This movie builds well, and then blows it all in the last twenty minutes. Albert Brooks plays one of those little-known guys, a talent scout for major league baseball. He goes to high school and college games with the dream of finding the next Mickey Mantle. A promising young man he recruits totally blows it, can’t bring himself to pitch in Yankee Stadium, and Brooks is exiled to Mexico, watching games in tiny towns where goats graze in the outfield. Then he finds a guy with a 109 mph fastball, who can also hit the pill 600 feet. Since he’s been fired, he now owns this guy all to himself, and soon he’s got him a $55 million/year contract. But this guy’s got troubles, too …

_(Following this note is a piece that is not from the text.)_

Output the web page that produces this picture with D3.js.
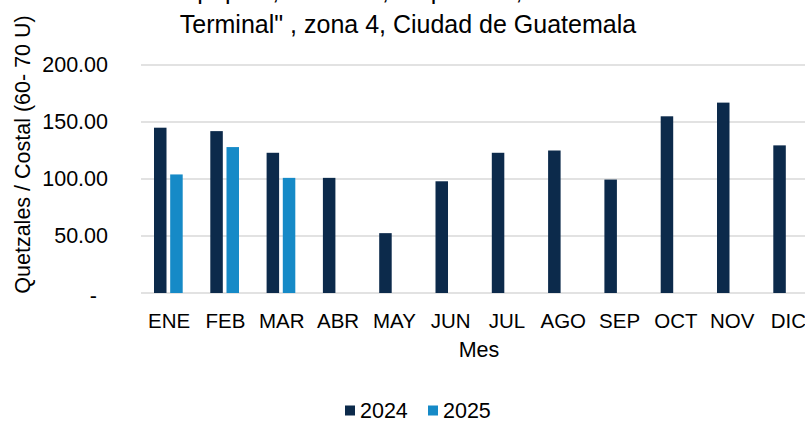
<!DOCTYPE html>
<html>
<head>
<meta charset="utf-8">
<script src="https://cdn.jsdelivr.net/npm/d3@7"></script>
<style>
  body { margin: 0; background: #fff; }
  svg { display: block; }
  text { font-family: "Liberation Sans", Arial, sans-serif; fill: #000; }
</style>
</head>
<body>
<svg id="chart" width="805" height="422"></svg>
<script>
// Monthly wholesale price, quetzales per sack
const months = ["ENE", "FEB", "MAR", "ABR", "MAY", "JUN", "JUL", "AGO", "SEP", "OCT", "NOV", "DIC"];
const seriesNames = ["2024", "2025"];
const values2024 = [145, 142, 123, 101, 52.5, 98, 123, 125, 99.5, 155, 167, 129.5];
const values2025 = [104, 128, 101];
const yTicks = [0, 50, 100, 150, 200];
const titleLines = [
  "Precio de pepino, mediano, de primera, en el mercado \"La",
  "Terminal\" , zona 4, Ciudad de Guatemala"
];
const yTitle = "Quetzales / Costal (60- 70 U)";
const xTitle = "Mes";
const seriesColors = ["#0c2a4b", "#168ac7"];

const svg = d3.select("#chart");
const fontSize = 21.5;
const titleSize = 25;

const x0 = d3.scaleBand().domain(months).range([141, 816.6]).padding(0);
const x1 = d3.scaleBand().domain(seriesNames).range([13, 41.7]).paddingInner(0.228).paddingOuter(0);
const y = d3.scaleLinear().domain([0, 200]).range([293, 65]);
const color = d3.scaleOrdinal().domain(seriesNames).range(seriesColors);

// rows of {month, series, value}
const rows = [];
months.forEach((m, i) => {
  if (values2024[i] != null) rows.push({ month: m, series: "2024", value: values2024[i] });
  if (values2025[i] != null) rows.push({ month: m, series: "2025", value: values2025[i] });
});

// horizontal gridlines
svg.append("g")
  .selectAll("line")
  .data(yTicks)
  .join("line")
  .attr("x1", 141)
  .attr("x2", 817)
  .attr("y1", d => y(d))
  .attr("y2", d => y(d))
  .attr("stroke", "#d9d9d9")
  .attr("stroke-width", 1.6);

// bars
svg.append("g")
  .selectAll("rect")
  .data(rows)
  .join("rect")
  .attr("x", d => x0(d.month) + x1(d.series))
  .attr("width", x1.bandwidth())
  .attr("y", d => y(d.value))
  .attr("height", d => y(0) - y(d.value))
  .attr("fill", d => color(d.series));

// y axis labels
const yAxis = svg.append("g")
  .attr("transform", "translate(141,0)")
  .call(d3.axisLeft(y).tickValues(yTicks).tickSize(0).tickPadding(33)
    .tickFormat(d => d === 0 ? "-" : d3.format(".2f")(d)));
yAxis.select(".domain").remove();
yAxis.selectAll("text")
  .attr("font-size", fontSize)
  .attr("font-family", null)
  .attr("fill", "#000");
yAxis.selectAll(".tick").filter(d => d === 0).select("text")
  .attr("x", -44)
  .attr("dy", "0.45em");

// x axis labels
const xAxis = svg.append("g")
  .attr("transform", `translate(0,${y(0)})`)
  .call(d3.axisBottom(x0).tickSize(0).tickPadding(20));
xAxis.select(".domain").remove();
xAxis.selectAll("text")
  .attr("font-size", 20.5)
  .attr("font-family", null)
  .attr("fill", "#000");

// axis titles
svg.append("text")
  .attr("transform", "translate(30,154.5) rotate(-90)")
  .attr("text-anchor", "middle")
  .attr("font-size", fontSize)
  .text(yTitle);

svg.append("text")
  .attr("x", 479)
  .attr("y", 357)
  .attr("text-anchor", "middle")
  .attr("font-size", fontSize)
  .text(xTitle);

// chart title (first line runs off the top edge)
svg.append("g")
  .selectAll("text")
  .data(titleLines)
  .join("text")
  .attr("x", 408)
  .attr("y", (d, i) => i === 0 ? -1 : 32.5)
  .attr("text-anchor", "middle")
  .attr("font-size", titleSize)
  .text(d => d);

// legend
const legend = svg.append("g").attr("transform", "translate(345,418)");
const item = legend.selectAll("g")
  .data(seriesNames)
  .join("g")
  .attr("transform", (d, i) => `translate(${i * 83},0)`);
item.append("rect")
  .attr("x", 0)
  .attr("y", -12.5)
  .attr("width", 10)
  .attr("height", 10)
  .attr("fill", d => color(d));
item.append("text")
  .attr("x", 15)
  .attr("y", 0)
  .attr("font-size", fontSize)
  .text(d => d);
</script>
</body>
</html>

All that’s a lot of fun. Albert Brooks is the King of Bullshit, and watching him try to weasel himself out of bad situations is a delight. But then he has to take his star to a shrink to certify he’s not crazy, and it all starts to fall apart. The kid has been abused by his father. Suddenly he doesn’t want to play ball. It all climaxes in stupid scenes atop Yankee Stadium, and what disbelief we have been able to suspend comes crashing down. I mean, maybe it’s funny, at first, that this guy throws so hard he knocks the catcher over every time … but not really. Not over and over. Not when he knocks over the catcher and the umpire, too. Talk about overkill. Not only does he have to be good, not only does this dumb story require him to pitch a perfect game his first time out, he has to pitch an immaculate game: 81 pitches, 27 outs, no balls, no pop-ups, no nothing, something that has never been done in the history of baseball, not even stickball, not even sandlot ball, and never will be done. This isn’t funny, it isn’t inspiring, it isn’t anything but rampant stupidity on the part of the studio execs who forced Brooks and the director, Michael Ritchie, to film this dreck.
As if that weren’t bad enough, we have to endure the sight of George Steinbrenner, the man who has done more to harm baseball than anyone since Abner Doubleday didn’t invent the game, playing himself. He should only choke on a baseball suppository.